Love was not a word that came into my father’s vocabulary until very late in his life, yet it was my grandmother’s unspoken love that helped to define the rest of his life, to define his character. He pursued his passion for music and became a composer and pianist.
The other day I went through some of my father’s papers. It was an amazing sojourn through old composition books with pages of notes about music theory that he probably took during his courses in college. There were poems he had written, proposals for music projects and books, the beginning notes for an instructional course he had developed for children on how to play the baroque recorder, there was the logo design for the video store he owned for a few years, there was stationery for the many businesses he created that never did succeed, there were carefully hand-drawn charts about plants and how much acidity they needed in his garden, there was correspondence about the comic opera he had written, finally performed for one short run in New York City, and the libretto for an opera about poet Pablo Neruda that he never completed but for which he had written some of my favourite pieces of his music. In those papers was a man I had known well, and yet had never known at all.
My father always thought that my mother was the better parent, that she was the one responsible for my brother and me growing up to be respectable adults. It was true that, like my grandmother, she was the solid backbone of the family. She was the steady one who was always gainfully employed and paid the bills, while my father, as a musician, was often out of work. My mother was the one who enforced the rules, and we often resented her for that when we were young. It wasn’t until later in our lives that we learned that my father was the one telling her what to say behind the scenes. Love was always very much in my mother’s vocabulary. She was my best friend and it wasn’t until she died that I really got to know my father.
My mother always said that my father was Peter Pan. He never wanted to grow up. His head was always full of schemes and he was always in the midst of some unfinished project. But my father gave my brother and me creativity, imagination, the ability to see beyond the mundane and the willingness to be adventurous and try new things. My mother taught me to follow my passions and how to get things done, but my father was the one who taught me to live into my own eccentricities.

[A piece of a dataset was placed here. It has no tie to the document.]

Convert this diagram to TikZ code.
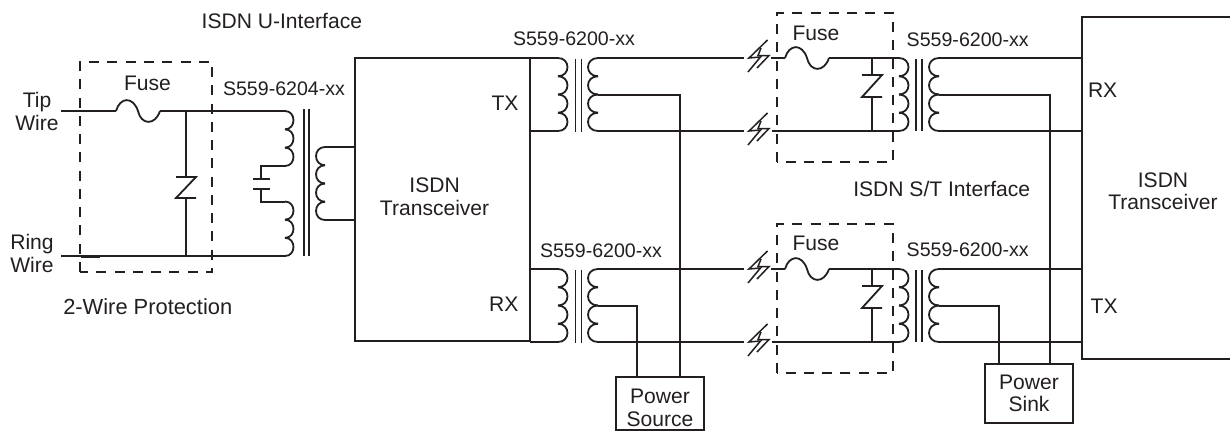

I suppose, like anyone, I have my inner complaints about family. I still remember clearly the day when I was very pregnant, driving to work, and I was suddenly struck by the realization that now I’d be the one under scrutiny by my own children. Not having a telephone on hand (back in the days when almost no one had a cellphone), I offered a silent “I forgive you” to the universe and hoped that my future children would forgive me, too.
It’s not your mother, or father, who made you weird: you just are. In the end, the people who mother us have a profound effect on our lives, but we each have the responsibility for who we ultimately become. We may be given a foundation to build upon, but our own character is something that we can chose to shape for the rest of our lives. If we’re flexible and persistent, maybe we can discover our own eccentricities and embrace them with joy.